4 thoughts on “What the ampersand in front of &block means

  1. David A. Black

    Another fun thing about the & is that it generally calls #to_proc on whatever follows it. So something like this:

    [‘one’, ‘two’, ‘three’].map(&:upcase)

    is basically:

    [‘one’, ‘two’, ‘three’].map {|str| str.send(:upcase) }

    because symbols have a built-in #to_proc method in which they send themselves to the proc’s argument. (Of course, map(:upcase.to_proc) (with no &) won’t work as the & has to be there to signal to use the resulting proc as a block and not an argument. (&:upcase.to_proc) will work because calling #to_proc on a proc just returns self.)

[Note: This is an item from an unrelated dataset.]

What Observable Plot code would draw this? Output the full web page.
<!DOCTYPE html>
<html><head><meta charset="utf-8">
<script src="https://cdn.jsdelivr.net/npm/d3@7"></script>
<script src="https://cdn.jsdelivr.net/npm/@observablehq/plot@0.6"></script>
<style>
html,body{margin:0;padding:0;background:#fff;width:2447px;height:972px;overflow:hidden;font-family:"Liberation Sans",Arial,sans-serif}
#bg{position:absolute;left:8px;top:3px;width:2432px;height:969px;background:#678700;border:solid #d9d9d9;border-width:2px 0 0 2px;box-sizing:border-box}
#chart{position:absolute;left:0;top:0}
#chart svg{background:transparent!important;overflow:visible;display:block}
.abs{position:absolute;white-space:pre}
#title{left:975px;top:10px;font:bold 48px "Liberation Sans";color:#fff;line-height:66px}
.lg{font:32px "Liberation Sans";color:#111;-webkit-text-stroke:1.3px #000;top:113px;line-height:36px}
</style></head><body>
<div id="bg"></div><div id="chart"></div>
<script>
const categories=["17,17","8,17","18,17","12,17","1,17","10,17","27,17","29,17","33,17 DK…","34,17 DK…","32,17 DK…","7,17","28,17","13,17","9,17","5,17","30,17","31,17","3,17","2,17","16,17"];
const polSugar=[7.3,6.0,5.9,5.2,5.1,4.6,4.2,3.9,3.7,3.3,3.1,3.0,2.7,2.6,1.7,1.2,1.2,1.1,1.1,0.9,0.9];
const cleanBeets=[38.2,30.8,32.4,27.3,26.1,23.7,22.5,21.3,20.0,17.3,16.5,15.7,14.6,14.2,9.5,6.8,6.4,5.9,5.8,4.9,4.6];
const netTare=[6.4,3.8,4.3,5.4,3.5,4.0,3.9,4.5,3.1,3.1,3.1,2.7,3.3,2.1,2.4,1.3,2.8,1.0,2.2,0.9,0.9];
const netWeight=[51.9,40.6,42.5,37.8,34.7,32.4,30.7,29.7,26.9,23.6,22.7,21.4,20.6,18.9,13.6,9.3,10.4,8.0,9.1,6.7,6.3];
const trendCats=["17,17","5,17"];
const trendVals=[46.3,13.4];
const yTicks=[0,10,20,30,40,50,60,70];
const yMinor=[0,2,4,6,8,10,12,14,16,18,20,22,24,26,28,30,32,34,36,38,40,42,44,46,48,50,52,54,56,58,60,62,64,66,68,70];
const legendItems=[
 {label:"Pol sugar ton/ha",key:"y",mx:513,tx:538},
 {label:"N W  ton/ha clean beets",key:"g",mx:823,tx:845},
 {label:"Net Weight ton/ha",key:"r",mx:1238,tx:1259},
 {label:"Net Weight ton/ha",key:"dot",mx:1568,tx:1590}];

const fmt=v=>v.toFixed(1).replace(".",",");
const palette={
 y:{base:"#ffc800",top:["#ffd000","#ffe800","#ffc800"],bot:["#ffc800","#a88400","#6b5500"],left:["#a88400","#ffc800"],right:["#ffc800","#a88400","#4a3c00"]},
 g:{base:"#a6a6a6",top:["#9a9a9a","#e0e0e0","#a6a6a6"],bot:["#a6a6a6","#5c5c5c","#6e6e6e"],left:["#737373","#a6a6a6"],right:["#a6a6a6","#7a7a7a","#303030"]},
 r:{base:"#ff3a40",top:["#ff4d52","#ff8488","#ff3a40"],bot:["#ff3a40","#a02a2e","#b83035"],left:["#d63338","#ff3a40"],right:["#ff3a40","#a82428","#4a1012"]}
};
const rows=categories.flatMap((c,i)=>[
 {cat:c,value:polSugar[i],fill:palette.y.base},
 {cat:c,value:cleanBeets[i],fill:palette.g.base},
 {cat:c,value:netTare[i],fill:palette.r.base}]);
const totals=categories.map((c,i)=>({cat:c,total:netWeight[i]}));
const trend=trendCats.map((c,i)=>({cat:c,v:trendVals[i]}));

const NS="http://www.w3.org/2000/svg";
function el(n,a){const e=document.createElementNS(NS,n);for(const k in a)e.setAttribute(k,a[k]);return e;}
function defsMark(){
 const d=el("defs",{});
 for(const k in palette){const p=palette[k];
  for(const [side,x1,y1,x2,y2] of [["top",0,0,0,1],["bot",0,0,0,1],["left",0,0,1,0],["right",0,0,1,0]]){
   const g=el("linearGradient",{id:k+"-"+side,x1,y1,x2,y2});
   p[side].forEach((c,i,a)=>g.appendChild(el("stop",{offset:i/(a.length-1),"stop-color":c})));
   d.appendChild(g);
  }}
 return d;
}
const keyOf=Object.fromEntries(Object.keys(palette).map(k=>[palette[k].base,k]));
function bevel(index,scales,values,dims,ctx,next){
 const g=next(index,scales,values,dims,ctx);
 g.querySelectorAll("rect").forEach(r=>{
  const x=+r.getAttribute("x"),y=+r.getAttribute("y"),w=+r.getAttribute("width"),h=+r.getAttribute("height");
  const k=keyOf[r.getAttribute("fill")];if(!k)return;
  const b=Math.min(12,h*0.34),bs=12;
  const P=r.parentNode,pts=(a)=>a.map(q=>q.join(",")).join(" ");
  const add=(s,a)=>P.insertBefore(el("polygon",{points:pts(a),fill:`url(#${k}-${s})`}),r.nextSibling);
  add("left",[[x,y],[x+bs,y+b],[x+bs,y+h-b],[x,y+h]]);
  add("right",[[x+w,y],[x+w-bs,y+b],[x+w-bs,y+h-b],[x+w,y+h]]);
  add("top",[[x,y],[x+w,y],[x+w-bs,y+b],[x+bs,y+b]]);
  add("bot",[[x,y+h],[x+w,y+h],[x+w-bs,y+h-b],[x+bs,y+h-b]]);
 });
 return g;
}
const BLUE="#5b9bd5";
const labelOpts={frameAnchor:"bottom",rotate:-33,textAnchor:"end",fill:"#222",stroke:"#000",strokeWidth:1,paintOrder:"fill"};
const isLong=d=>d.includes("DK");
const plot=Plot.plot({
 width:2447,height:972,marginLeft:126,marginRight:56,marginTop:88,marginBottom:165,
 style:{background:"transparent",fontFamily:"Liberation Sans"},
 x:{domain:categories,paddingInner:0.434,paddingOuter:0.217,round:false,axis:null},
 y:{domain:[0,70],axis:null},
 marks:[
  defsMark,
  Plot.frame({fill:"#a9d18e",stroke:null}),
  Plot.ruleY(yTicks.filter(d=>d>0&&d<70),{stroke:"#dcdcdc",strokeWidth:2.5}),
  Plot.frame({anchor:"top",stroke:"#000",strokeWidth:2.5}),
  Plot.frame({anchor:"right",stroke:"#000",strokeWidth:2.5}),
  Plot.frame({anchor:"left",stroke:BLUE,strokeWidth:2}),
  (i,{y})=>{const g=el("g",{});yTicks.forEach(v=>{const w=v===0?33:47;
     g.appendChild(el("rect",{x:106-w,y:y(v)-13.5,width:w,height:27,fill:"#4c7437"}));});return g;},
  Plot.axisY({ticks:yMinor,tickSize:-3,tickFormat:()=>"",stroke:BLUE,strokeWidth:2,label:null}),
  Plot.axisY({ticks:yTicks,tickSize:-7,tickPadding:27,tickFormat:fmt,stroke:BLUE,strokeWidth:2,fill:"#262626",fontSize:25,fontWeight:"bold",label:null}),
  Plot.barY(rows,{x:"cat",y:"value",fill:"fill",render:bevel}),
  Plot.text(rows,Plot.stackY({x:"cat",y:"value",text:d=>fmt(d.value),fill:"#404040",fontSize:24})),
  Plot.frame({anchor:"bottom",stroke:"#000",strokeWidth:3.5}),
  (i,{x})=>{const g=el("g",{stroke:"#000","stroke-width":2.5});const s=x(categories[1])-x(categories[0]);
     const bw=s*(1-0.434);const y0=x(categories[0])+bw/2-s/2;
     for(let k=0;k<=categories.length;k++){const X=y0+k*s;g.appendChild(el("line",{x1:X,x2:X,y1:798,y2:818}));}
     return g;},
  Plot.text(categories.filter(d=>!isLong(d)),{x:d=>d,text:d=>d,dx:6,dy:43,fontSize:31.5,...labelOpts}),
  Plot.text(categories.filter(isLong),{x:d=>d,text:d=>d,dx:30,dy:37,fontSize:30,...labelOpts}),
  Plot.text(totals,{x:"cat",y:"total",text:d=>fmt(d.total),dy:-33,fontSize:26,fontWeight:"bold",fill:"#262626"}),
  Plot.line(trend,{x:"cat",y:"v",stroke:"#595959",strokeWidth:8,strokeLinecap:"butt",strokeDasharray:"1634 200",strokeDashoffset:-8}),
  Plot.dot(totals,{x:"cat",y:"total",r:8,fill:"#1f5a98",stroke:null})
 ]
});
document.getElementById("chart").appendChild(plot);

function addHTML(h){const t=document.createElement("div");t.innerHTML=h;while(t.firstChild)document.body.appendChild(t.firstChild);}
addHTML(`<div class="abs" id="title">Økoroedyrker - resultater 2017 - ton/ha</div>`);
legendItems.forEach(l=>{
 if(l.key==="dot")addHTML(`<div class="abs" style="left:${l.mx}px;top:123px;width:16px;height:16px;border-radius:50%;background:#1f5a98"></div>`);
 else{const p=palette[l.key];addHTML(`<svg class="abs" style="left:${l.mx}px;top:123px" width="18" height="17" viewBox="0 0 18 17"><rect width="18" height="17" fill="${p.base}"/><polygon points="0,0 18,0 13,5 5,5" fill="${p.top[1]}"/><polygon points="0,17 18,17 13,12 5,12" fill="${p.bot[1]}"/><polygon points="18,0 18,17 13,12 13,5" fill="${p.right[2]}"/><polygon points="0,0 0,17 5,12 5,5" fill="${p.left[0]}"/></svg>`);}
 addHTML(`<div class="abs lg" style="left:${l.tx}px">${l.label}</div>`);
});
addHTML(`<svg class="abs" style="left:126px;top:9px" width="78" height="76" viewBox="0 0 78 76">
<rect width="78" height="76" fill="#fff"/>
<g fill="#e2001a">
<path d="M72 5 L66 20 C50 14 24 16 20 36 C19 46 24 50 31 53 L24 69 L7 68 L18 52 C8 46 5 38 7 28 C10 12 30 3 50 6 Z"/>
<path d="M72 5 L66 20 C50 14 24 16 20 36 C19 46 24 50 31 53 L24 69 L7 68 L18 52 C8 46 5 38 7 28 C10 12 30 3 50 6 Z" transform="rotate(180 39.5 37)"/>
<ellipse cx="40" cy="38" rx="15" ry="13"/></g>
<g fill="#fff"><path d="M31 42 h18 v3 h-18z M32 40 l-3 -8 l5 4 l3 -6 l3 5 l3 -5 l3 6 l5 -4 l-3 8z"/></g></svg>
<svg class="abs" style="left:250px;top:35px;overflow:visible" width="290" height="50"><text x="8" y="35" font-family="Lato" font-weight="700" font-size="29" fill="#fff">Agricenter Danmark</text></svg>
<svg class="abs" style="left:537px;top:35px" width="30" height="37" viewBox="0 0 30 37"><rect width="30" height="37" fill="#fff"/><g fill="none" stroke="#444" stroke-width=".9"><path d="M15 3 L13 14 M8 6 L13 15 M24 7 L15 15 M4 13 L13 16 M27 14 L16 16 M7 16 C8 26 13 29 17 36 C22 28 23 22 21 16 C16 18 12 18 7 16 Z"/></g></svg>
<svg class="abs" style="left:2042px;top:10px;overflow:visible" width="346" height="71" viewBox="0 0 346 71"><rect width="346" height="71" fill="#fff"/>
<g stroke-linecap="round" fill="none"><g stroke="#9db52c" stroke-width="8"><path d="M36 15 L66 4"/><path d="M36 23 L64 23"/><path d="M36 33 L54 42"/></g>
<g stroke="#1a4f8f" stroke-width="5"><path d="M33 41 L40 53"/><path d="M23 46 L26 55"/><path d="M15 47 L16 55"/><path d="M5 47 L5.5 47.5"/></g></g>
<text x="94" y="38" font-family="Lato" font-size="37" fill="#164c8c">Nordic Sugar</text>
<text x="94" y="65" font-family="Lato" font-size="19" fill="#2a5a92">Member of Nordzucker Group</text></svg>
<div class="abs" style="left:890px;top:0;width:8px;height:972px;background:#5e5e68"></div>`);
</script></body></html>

    This can be taken to extremes (just for illustration) — for example:

    obj = Object.new
    def obj.to_proc; Proc.new { print ‘hi!’ }; end
    [1,2,3].each(&obj) # => ‘hi!hi!hi!’

    I’m not sure I’ve ever seen anything like that in real life but it’s cool that it works 🙂

    Reply
  2. Dana Kashubeck

    Thanks for this! I always kinda understood what was happening there, but never dug into the specifics. Once I understood that you can’t have a block be assigned to a variable, `&block` became a head-slapper.

    Reply
  3. Jeremy

    I’m not sure the article gets to the nub of the issue for me. You talk about there being no Block object, but I think it’s more accurate to say there’s not really such a thing as a block. When you pass a code block to a method directly that is a proc. But the obvious issue is when you want to pass an existing proc in, that special “block” thing that takes an inline proc isn’t a parameter on the method. The & is just telling ruby “set this thing as the proc of the method call” when you make the call, and the & in the param list says “set this variable to the proc of the method call”

    It gets interesting when you grab that proc in the method and store it for later use. That’s how you can build interesting DSLs

    Reply
  4. Ben

    This stuff does my head in. plus lambdas and arities. in addition to the closure complications / differences between them all.

    i can’t help but think it’s needlessly complicated.